Key Roles and Responsibilities of Fractional CFOs
The roles and responsibilities of fractional CFOs can vary depending on the specific needs of the business. However, there are several core functions that most fractional CFOs provide:
- Financial Strategy Development: Fractional CFOs work closely with the leadership team to develop and implement financial strategies that align with the company’s objectives. This can include anything from revenue growth strategies to cost management and profitability analysis.
- Cash Flow Management: Managing cash flow is critical for startups and SMEs. Fractional CFOs help monitor cash flow, optimize working capital, and ensure the business has sufficient liquidity to meet its obligations. They also provide strategies to improve cash flow, such as renegotiating payment terms with suppliers or optimizing inventory levels.
- Fundraising and Investment Management: For startups seeking investment, a fractional CFO can be instrumental in preparing for fundraising rounds. They assist with pitch decks, financial projections, and negotiations with investors. Additionally, they help manage the influx of funds, ensuring that investments are used effectively to support business growth.

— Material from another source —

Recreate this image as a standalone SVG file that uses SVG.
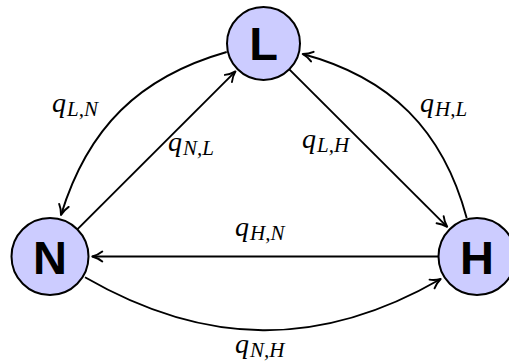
<svg xmlns="http://www.w3.org/2000/svg" width="509" height="364" viewBox="0 0 509 364">
<style>
.node circle{fill:#ccccff;stroke:#000;stroke-width:2}
.node text{font-family:"Liberation Sans",Arial,sans-serif;font-weight:bold;font-size:47px;text-anchor:middle;fill:#000}
.edge{fill:none;stroke:#000;stroke-width:1.9;marker-end:url(#arr)}
.lbl{font-family:"Liberation Serif","Times New Roman",serif;font-style:italic;font-size:28px;fill:#000}
.sub{font-size:21px}
</style>
<defs>
<marker id="arr" markerUnits="userSpaceOnUse" viewBox="-12 -7 14 14" markerWidth="14" markerHeight="14" refX="0" refY="0" orient="auto" overflow="visible">
<path d="M-10,-5 C-6.5,-2.2 -2.2,-0.6 0,0 C-2.2,0.6 -6.5,2.2 -10,5" fill="none" stroke="#000" stroke-width="1.9" stroke-linecap="round" stroke-linejoin="round"/>
</marker>
</defs>
<g id="connectors">
<path class="edge" d="M226.7,52 C139,77 87.6,128 61,215"/>
<path class="edge" d="M77.3,229.3 L235.5,71.4"/>
<path class="edge" d="M289.3,69.3 L447.2,226.8"/>
<path class="edge" d="M466.7,218 C443,130 390.6,77.6 302.7,54"/>
<path class="edge" d="M438.5,256.5 L92.3,256.5"/>
<path class="edge" d="M85,277.3 C205.4,346.8 320.3,348.5 440.7,279"/>
</g>
<g id="labels">
<text class="lbl" x="52" y="112">q<tspan class="sub" dx="1" dy="4">L,N</tspan></text>
<text class="lbl" x="168" y="151">q<tspan class="sub" dx="1" dy="4">N,L</tspan></text>
<text class="lbl" x="302" y="148">q<tspan class="sub" dx="1" dy="4">L,H</tspan></text>
<text class="lbl" x="420" y="112">q<tspan class="sub" dx="1" dy="4">H,L</tspan></text>
<text class="lbl" x="235" y="236">q<tspan class="sub" dx="1" dy="4">H,N</tspan></text>
<text class="lbl" x="235" y="353">q<tspan class="sub" dx="1" dy="4">N,H</tspan></text>
</g>
<g id="node-L" class="node"><circle cx="263.5" cy="43.5" r="36.5"/><text x="263.5" y="60">L</text></g>
<g id="node-N" class="node"><circle cx="50" cy="256.5" r="38.5"/><text x="50" y="273.5">N</text></g>
<g id="node-H" class="node"><circle cx="477" cy="256.5" r="38.5"/><text x="477" y="273.5">H</text></g>
</svg>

- Budgeting and Forecasting: Fractional CFOs create detailed budgets and financial forecasts that provide a roadmap for the company’s financial future. This involves analyzing historical data, market trends, and business goals to develop realistic projections. They also regularly review and adjust these plans to reflect changes in the business environment.
- Financial Reporting and Analysis: Accurate and timely financial reporting is crucial for decision-making. Fractional CFOs oversee the preparation of financial reports, analyze financial data, and provide insights that help the leadership team make informed decisions. They can also identify key performance indicators (KPIs) and set up dashboards to track the company’s financial performance.
- Risk Management and Compliance: Fractional CFOs help identify potential financial risks and develop strategies to mitigate them. They also ensure that the company complies with relevant financial regulations and standards, reducing the risk of penalties and legal issues.
- Interim Leadership: In some cases, fractional CFOs may step in as interim CFOs during transitions, such as when a full-time CFO is being recruited or if there is a sudden vacancy. They provide stability and continuity, ensuring that the company’s financial functions continue to operate smoothly.